Health

Is Social Media Secretly Ruining Your Relationship?


What happens when iContact threatens to replace eye contact

There's a growing need for partners to establish clear guidelines about the role social media will play in their relationship, says clinical psychologist Samantha Aldridge.

You met online, your romance blossomed via text messages and emails, and its images are spread across Facebook.

For a generation that increasingly thinks eye contact means pulling out the iPhone or iPad, partners have little chance to confront their problems face-to-face.

"There is a risk that social media is replacing real relationships," says Samantha Aldridge, clinical psychologist and executive director of development and practice at Relationships Australia (RA).

Although financial stress and communication difficulties again topped RA's recent annual poll as causes for partnership collapse, lack of trust and communication issues have risen as problem areas in percentage terms.

Even though only 16 per cent claimed social networking had a negative effect on relationships, they cited less face-to-face contact, partners forgetting how to communicate and spending less time together as the causes.

"Problems are further inflamed if one partner wants a private intimate life and the other a public online life," says Aldridge.

She says rather than being a substitute for a relationship, social media should be used as a tool to complement one.

In couples counselling at RA, Aldridge encounters these common problems:

* Men complain their female partners spend too much time on Facebook.

* Women complain their male partners spend too much time online gaming, staying up until the early hours of the morning and selfishly ignoring childcare and domestic chores.

* Both complain of lack of connectedness between each other.

* Affairs are discovered in text messages on their partner's phone.

* Arguments play out in text messages. "These can escalate - in the absence of body language, other than punching the phone harder, there are no physical cues," says Aldridge.

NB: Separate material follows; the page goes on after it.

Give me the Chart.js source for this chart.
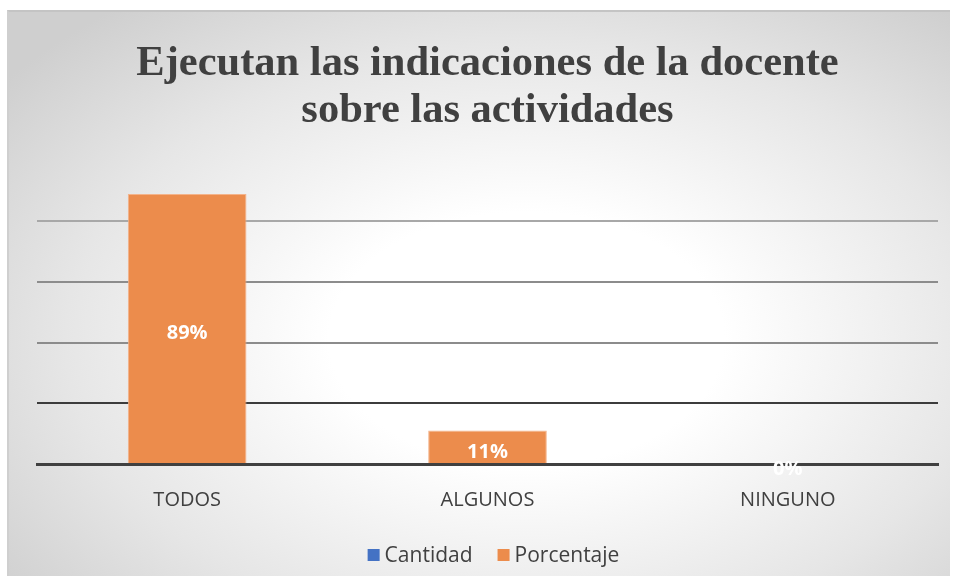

* One partner discovers the other on an online dating site. "One man even paid for it with their joint credit card," she says.

Adding to the headache for some is that when it's all over the breakdown can go viral and the potential for public humiliation by the dumped partner is bigger than ever.

"The post-separation grief is made so difficult as the ex-partner's life is played out loud over Facebook for everyone to see."

Aldridge says there's a growing need for partners to establish clear guidelines about the role social media will play in their relationship.

She advises that when couples are negotiating rules at the beginning of a relationship, up there with "Who's going to take out the garbage" should be "Where's social media going to fit in our relationship?"

"It's a good conversation to have," she says.

Aldridge proposes the following issues need to be canvassed if couples want to face social media's everyday threat to their relationship:

* Are we going to talk about our relationship online - to others and each other?

* How are we going to represent our relationship on social media?

* How much time is reasonable to spend on social media?

* Should we agree on a limit and a curfew for time online?

* Will we wait to discuss our problems face-to-face, rather than arguing via text message?

* Which conversations should we save for face-to-face discussions - for example, children and financial issues?

* Do we agree to avoid texting the other that it's over?

* If we break up, how would we deal with it - would we keep arguments and announcements offline?

"If either partner is not prepared to be flexible and considerate and make compromise, then these problems can eat away at a relationship and result in its breakdown," warns Aldridge.